Dennoch war die Geschichte der Islamischen Legion noch nicht ganz an
ihrem Ende. Einige konnten in ihre Heimat nicht zurückkehren und manche
hatten sicher auch an dem kriegerischen Leben Gefallen gefunden. Bei diesem
Rest dominierten nun eindeutig arabische Beduinen aus der Sahelzone, darunter
viele Exilanten aus dem Sudan und dem Tschad. Dezent von Gaddafi unterstützt
zogen sie sich in die unwegsame Wüste des nordwestlichen Sudan zurück
und führten dort eine Existenz als Waffenhändler, Schmuggler
und Wegelagerer. Die Regierung des Sudan duldete es, da sie mit den Rebellen
im Süden mehr als genug beschäftigt war und man nie wissen konnte,
ob man diese Gruppe nicht einmal benötigen würde.
Der passende Moment kam 2003, als eine Rebellengruppe in Darfur eine
sudanesische Militärbasis angriff.
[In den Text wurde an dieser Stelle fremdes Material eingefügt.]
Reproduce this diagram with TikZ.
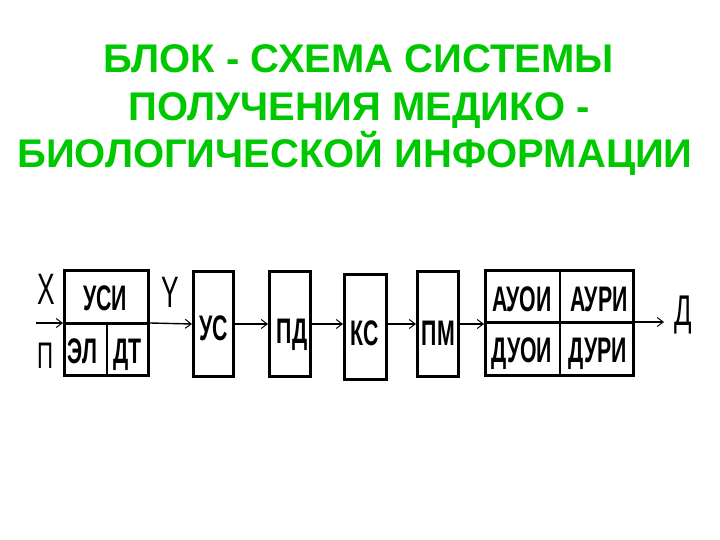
\documentclass[tikz,border=0pt]{standalone}
\usepackage{fontspec}
\setmainfont{Liberation Sans}
\newfontfamily\blockfont[FakeStretch=0.6]{Liberation Sans}
\newfontfamily\signalfont[FakeStretch=0.6]{Liberation Sans}
\usepackage{xcolor}
\usepackage{tikz}
\usetikzlibrary{arrows.meta,positioning}
\definecolor{titlegreen}{RGB}{0,200,0}

\begin{document}
\begin{tikzpicture}[x=1pt,y=-1pt,
  blockbox/.style={draw,line width=3pt,minimum height=105pt,inner sep=0pt},
  blocktext/.style={font=\blockfont\bfseries\fontsize{35.5}{36}\selectfont,anchor=base,inner sep=0pt},
  sigtext/.style={font=\signalfont\fontsize{#1}{#1}\selectfont,anchor=base,inner sep=0pt},
  titletext/.style={font=\bfseries\fontsize{40}{42}\selectfont,text=titlegreen,anchor=base,inner sep=0pt},
  signal/.style={-{Straight Barb[length=6pt,width=9pt,line width=1pt]},line width=1.4pt}]
  \useasboundingbox (0,0) rectangle (720,540);
  % title
  \node[titletext] (title1) at (359,73) {БЛОК - СХЕМА СИСТЕМЫ};
  \node[titletext] (title2) at (359,121) {ПОЛУЧЕНИЯ МЕДИКО -};
  \node[titletext] (title3) at (355,168) {БИОЛОГИЧЕСКОЙ ИНФОРМАЦИИ};
  % sensor block
  \node[blockbox,minimum width=84pt] (usi) at (106.5,323) {};
  \coordinate (usimid) at (107,323);
  \draw[line width=3pt] (usi.west) -- (usi.east);
  \draw[line width=2pt] (usimid) -- (usimid |- usi.south);
  \node[blocktext] (usitxt) at (105,310) {УСИ};
  \node[blocktext] (eltxt) at (82.5,363) {ЭЛ};
  \node[blocktext] (dttxt) at (127.5,363) {ДТ};
  % chain of blocks
  \node[blockbox,minimum width=40pt] (us) at (213.5,324) {};
  \node[blocktext] (ustxt) at (213.5,340) {УС};
  \node[blockbox,minimum width=41pt] (pd) at (290,324) {};
  \node[blocktext] (pdtxt) at (292,343) {ПД};
  \node[blockbox,minimum width=42pt] (ks) at (365.5,326.5) {};
  \node[blocktext] (kstxt) at (365,345) {КС};
  \node[blockbox,minimum width=41pt] (pm) at (438,324) {};
  \node[blocktext] (pmtxt) at (438.5,345) {ПМ};
  % output block
  \node[blockbox,minimum width=148pt] (out) at (559.5,323) {};
  \coordinate (outmid) at (560,322);
  \draw[line width=3pt] (out.west |- outmid) -- (out.east |- outmid);
  \draw[line width=2pt] (outmid |- out.north) -- (outmid |- out.south);
  \node[blocktext] (auoi) at (522,311) {АУОИ};
  \node[blocktext] (auri) at (599,311) {АУРИ};
  \node[blocktext] (duoi) at (522,362) {ДУОИ};
  \node[blocktext] (duri) at (598,362) {ДУРИ};
  % signals
  \coordinate (in) at (36,323);
  \coordinate (end) at (664,322);
  \node[sigtext=44] (xsig) at (46.5,304) {X};
  \node[sigtext=37] (psig) at (45,368) {П};
  \node[sigtext=44] (ysig) at (170,307) {Y};
  \node[sigtext=43] (dsig) at (683.5,325) {Д};
  \draw[signal] (in) -- (usi.west);
  \draw[signal] (usi.east) -- (us.west);
  \draw[signal] (us.east) -- (pd.west);
  \draw[signal] (pd.east) -- (pd.east -| ks.west);
  \draw[signal] (pd.east -| ks.east) -- (pd.east -| pm.west);
  \draw[signal] (pm.east) -- (pm.east -| out.west);
  \draw[signal] (out.east |- outmid) -- (end);
\end{tikzpicture}
\end{document}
Die Truppen der Zentralregierung
waren wie gesagt im Süden gebunden, und so rief sie die Milizen der
Janjawiid ins Leben, die nun seit einigen Jahren durch Völkermord
und Vertreibung der schwarzen Bevölkerung weltweit für Schlagzeilen
sorgen. Bei vielen der Janjawiid handelt es sich zwar um Beduinen aus dem
Nordsudan, den harten Kern stellen jedoch die Veteranen von Gaddafis Islamischer
Legion. Die rassistische panarabische Ideologie, mit der man sie über
Jahre gefüttert hatte, trägt nun in Darfur ihre Früchte.